Department History

Joseph Culler, first chair of the Physics Department
Joseph Culler, circa 1903

Miami Physics has its origins in the departments of natural philosophy (1832-45) and natural science (1845-73). The Physics and Chemistry Department was formed in 1885 under the leadership of Henry Snyder, and from 1898 to 1902, Raymond Hughes led the department, after which he went on to become Miami’s 15th president and Iowa State University’s 8th president. In 1903, the Physics Department was formed with Joseph Culler as chairman and the only full-time faculty member.

In 1926, Ray L. Edwards was named chair of physics, a position he held until 1956. During his 30-year tenure, the department grew with the addition of professors Dave Griffing, John Snider, George Arfken, Phil Macklin, Don Kelly, Joe Priest, Jim Poth, and Glenn Julian. Our Master’s program preceded the establishment of Miami’s Society of Physics Students Chapter in 1932, with several physics graduate students among the inaugural inductees.
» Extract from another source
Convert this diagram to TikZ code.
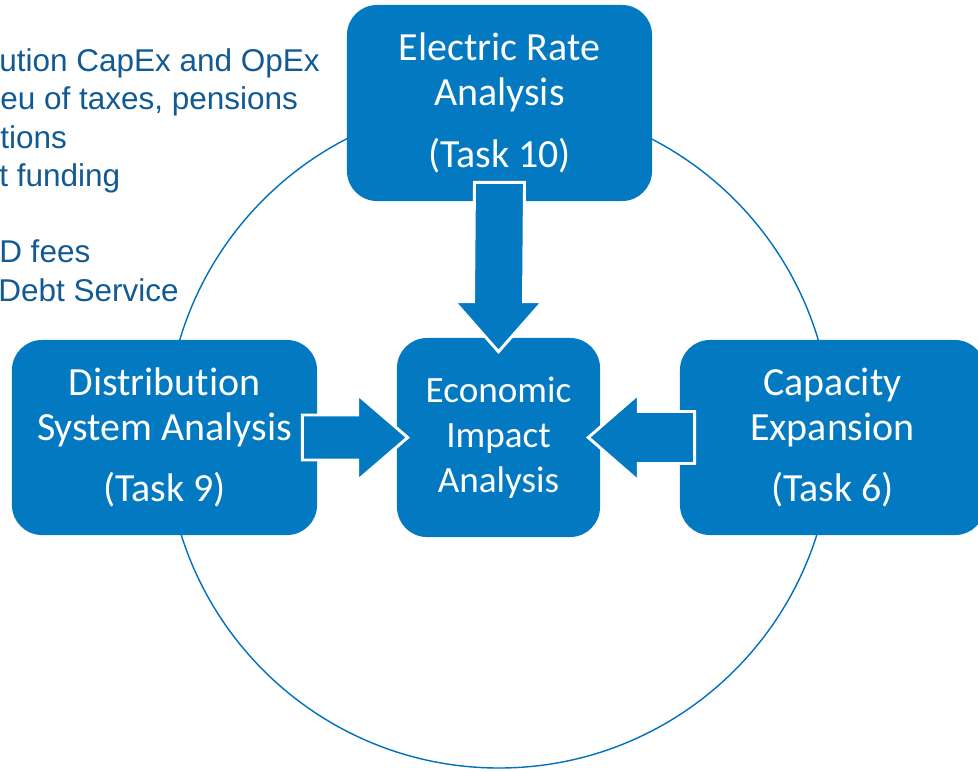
\documentclass[tikz,border=0pt]{standalone}
\usepackage{fontspec}
\usepackage{tikz}
\usetikzlibrary{calc}
\usepackage{xcolor}

\newfontfamily\boxfont[Ligatures=NoCommon]{Carlito}
\newfontfamily\notefont{Liberation Sans}

\definecolor{taskblue}{RGB}{2,121,193}
\definecolor{ringblue}{RGB}{0,112,192}
\definecolor{notetext}{RGB}{18,90,145}

\tikzset{
  taskbox/.style={fill=taskblue, rounded corners=0.75cm, text=white, align=center,
    inner sep=0pt, minimum width=7.625cm, minimum height=4.875cm,
    font=\boxfont\fontsize{28.4}{31.8}\selectfont},
  blockarrow/.style={fill=taskblue, draw=white, line width=2.1pt, line join=miter},
  ring/.style={draw=ringblue, line width=1pt},
  note/.style={anchor=base west, inner sep=0pt, text=notetext,
    font=\notefont\fontsize{22.4}{27}\selectfont}
}

\begin{document}
\begin{tikzpicture}[x=0.025cm, y=-0.025cm]
    \useasboundingbox (0,0) rectangle (978,771);
    \clip (0,0) rectangle (978,771);

    % Notes at the left (cut by the page edge)
    \foreach \i/\txt/\dx/\base in {
      1/{ution CapEx and OpEx}/-1/71,
      2/{eu of taxes, pensions}/0/109,
      3/{tions}/0/148,
      4/{t funding}/-1/186,
      5/{D fees}/-1/262,
      6/{Debt Service}/-2/301}
      {
      \node[note] (note\i) at (\dx,\base) {\txt};
    }

    % Ring behind the boxes
    \draw[ring] (499,435) circle (333);

    % Boxes
    \node[taskbox, minimum height=4.9cm] (rate) at (499.5,103)
      {Electric Rate\\Analysis\\[12pt](Task 10)};
    \node[taskbox] (dist) at (164.5,437.5)
      {Distribution\\System Analysis\\[12pt](Task 9)};
    \node[taskbox] (cap) at (832.5,437.5)
      {Capacity\\Expansion\\[12pt](Task 6)};
    \node[taskbox, minimum width=5.075cm, minimum height=4.975cm,
      font=\boxfont\fontsize{26.4}{32}\selectfont] (impact) at (498.5,437.5)
      {Economic\\Impact\\Analysis};

    % Block arrows into the middle box
    \coordinate (dtail) at ($(rate.south)+(0,-19)$);
    \coordinate (dtip) at ($(impact.north)+(0,14)$);
    \draw[blockarrow] (dtail) ++(-25,0) -- ++(50,0) -- ($(dtip)+(25,-50)$)
      -- ++(19,0) -- (dtip) -- ++(-44,-50) -- ++(19,0) -- cycle;

    \coordinate (rtail) at ($(dist.east)+(-15,0)$);
    \coordinate (rtip) at ($(impact.west)+(11,0)$);
    \draw[blockarrow] (rtail) ++(0,-22.5) -- ($(rtip)+(-50,-22.5)$)
      -- ++(0,-20.5) -- (rtip) -- ++(-50,43) -- ++(0,-20.5) -- ($(rtail)+(0,22.5)$) -- cycle;

    \coordinate (ltail) at ($(cap.west)+(15,0)$);
    \coordinate (ltip) at ($(impact.east)+(-12,0)$);
    \draw[blockarrow] (ltail) ++(0,-26) -- ($(ltip)+(50,-26)$)
      -- ++(0,-17.5) -- (ltip) -- ++(50,43.5) -- ++(0,-17.5) -- ($(ltail)+(0,26)$) -- cycle;
\end{tikzpicture}
\end{document}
During Dr. Edwards tenure, the department was located in Hughes Hall (which was renamed Kreger Hall in 1968). In 1961, Culler Hall was built specifically for the Physics Department, although it shared some of the space with Math, and later, Aeronautics. In 2014, the department moved back to a totally renovated Kreger Hall, complete with state-of-the-art teaching and research facilities, and common spaces for study and collaboration.

Miami Physics has a history of excellence in teaching, scholarship and leadership in physics education. In 1945, the prestigious Oersted Medal was awarded to Ray Edwards for notable contributions to the teaching of physics. Our faculty have published numerous texts, including Arfken’s world-renowned “Mathematical Methods for Physicists”; Priest’s “Energy: Principles, Problems and Alternatives”; Griffing’s “The Dynamics of Sports”; Kelly’s “Thermodynamics and Statistical Physics”; Arfken, Griffing, Kelly and Priest’s “University Physics”; and Paul DeVries’ “A First Course in Computational Physics”.  The late Jim Poth and Beverley Taylor have been leaders at the state and national levels in physics education. Taylor was named both an APS Fellow and an AAPT Fellow in recognition of her contributions in that area.